Monday, May 2, 2011

The Art of Helping. Step 3 and 4

Step 3: This is the seccret in the entire Art og Helping

This is the key which opens locked doors. A person trying to help another person may feel completely helpless if this key is not found. When the key is found, the feeling might be experienced as if one has been in a deep forest and at last comes out into what the German Philosopher Martin Heidegger calls in his book Being and Time (1926) for a clearing (German: Lichtung). Even though there are those who discover the ket, the key remains a secert asn is not accessible through direct theoretical knowledge.

Step 4: What the secret is

The secret is having the ability of finding the other person and beginning there.
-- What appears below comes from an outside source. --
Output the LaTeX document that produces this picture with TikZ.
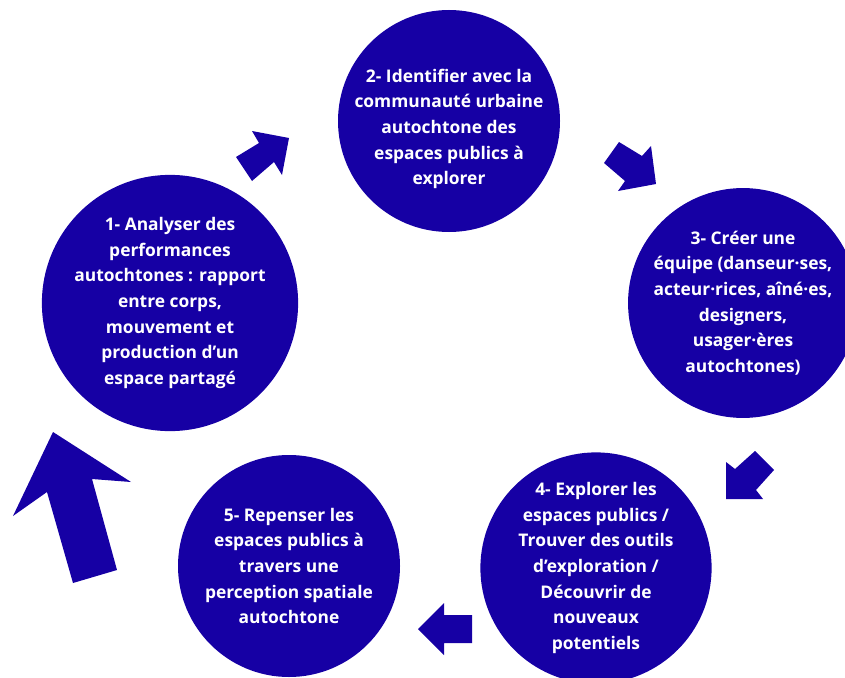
\documentclass[tikz,border=0pt]{standalone}
\usepackage{fontspec}
\setmainfont{Open Sans}
\definecolor{stepblue}{RGB}{22,0,164}
\begin{document}
\begin{tikzpicture}[x=1pt,y=-1pt,
  stepcircle/.style={circle,fill=stepblue,minimum size=222pt,inner sep=0pt,
    text=white,align=center,font=\fontsize{17.4}{25.7}\selectfont\bfseries},
  steptext/.style={text=white,align=center,inner sep=0pt,font=\fontsize{17.4}{25.7}\selectfont\bfseries},
  blockarrow/.style={fill=stepblue,draw=none}]
\useasboundingbox (0,0) rectangle (845,677);
\node[stepcircle] (s2) at (449,121) {};
\node[steptext] (s2t) at (449,129) {2- Identifier avec la\\communauté urbaine\\autochtone des\\espaces publics à\\explorer};
\node[stepcircle] (s1) at (170,303) {1- Analyser des\\performances\\autochtones : rapport\\entre corps,\\mouvement et\\production d’un\\espace partagé};
\node[stepcircle] (s3) at (743,303) {3- Créer une\\équipe (danseur·ses,\\acteur·rices, aîné·es,\\designers,\\usager·ères\\autochtones)};
\node[stepcircle] (s4) at (596,568) {4- Explorer les\\espaces publics /\\Trouver des outils\\d’exploration /\\Découvrir de\\nouveaux\\potentiels};
\node[stepcircle] (s5) at (289,566) {5- Repenser les\\espaces publics à\\travers une\\perception spatiale\\autochtone};
% arrow 1 -> 2
\fill[blockarrow] (236,157) -- (259,143) -- (252,131) -- (289,138) -- (282,175) -- (274,162) -- (252,181) -- cycle;
% arrow 2 -> 3
\fill[blockarrow] (619,142) -- (642,156) -- (651,146) -- (656,184) -- (618,191) -- (625,181) -- (604,163) -- cycle;
% arrow 3 -> 4
\fill[blockarrow] (726,499) -- (726,462) -- (735,469) -- (755,451) -- (774,470) -- (756,490) -- (763,499) -- cycle;
% arrow 4 -> 5
\fill[blockarrow] (418,629) -- (444,603) -- (444,615) -- (472,615) -- (472,643) -- (444,643) -- (444,655) -- cycle;
% arrow 5 -> 1
\fill[blockarrow] (53,432) -- (131,482) -- (92,479) -- (117,570) -- (73,583) -- (47,492) -- (13,516) -- cycle;
\end{tikzpicture}
\end{document}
What is this secret? The secert lies in the fact that knowing is not the same as doing. Learing the theoretical aspects of helping others is an important foundation, but being able to realize this knowledge involves a form of insight that is practical, a practical form of knowledge. All theory relating to practical knowledge must be indirect. This can be illustrated by how a child learns to ride a bicycle. The child does not learn to ride a bicycle by reading a book or be told by others how bicycling is done. Reading a book about how to ride a bicycle or being told about it, will only help indirectly. How the child learns to ride a bicycle is a secret and can only be learned by doing it. Aristotles divided in his book Nicomachean Ethics (Book VI, Chapter 2-6) knowledge into five categories: episteme (scientific knowledge); techne (art); phronesis (practical knowledge); sofia (philosophical wisdom); and nous (intuition).  Practical knowledge is different from other forms of knowledge. Aristotles writes that practical knowledge, which Kierkegaard has called the secret in the Art of Helping, the following:

Thus in general the man who is capable of deliberating has practical knowledge...Practical knowledge, then, must be a reasoned and true state of capacity to act with regard to human goods...knowledge, combined with comprehension...Practical knowledge...is concerned with humans and things about which it is possible to deliberate; for we say this is above all the work of the man of practical knowledge, to deliberate well...The man who is with the qualification of deliberating, is the man who is capable of aiming in accordance with calculation at the best for man of things attainable by action...This is why some who do not know, but who have experience, are more practical than those whow know...Practical knowledge is concerned with action...Practical knowledge is not knowledge...It is opposed, then, to comprehension; for comprehension is of the definitions, for which no reason can be given, which can be given, while practical knowledge is concerned with the ulitmate particular, which is the object not of knowledge but of preception (Nicomachean Ethics, p.1800-1802).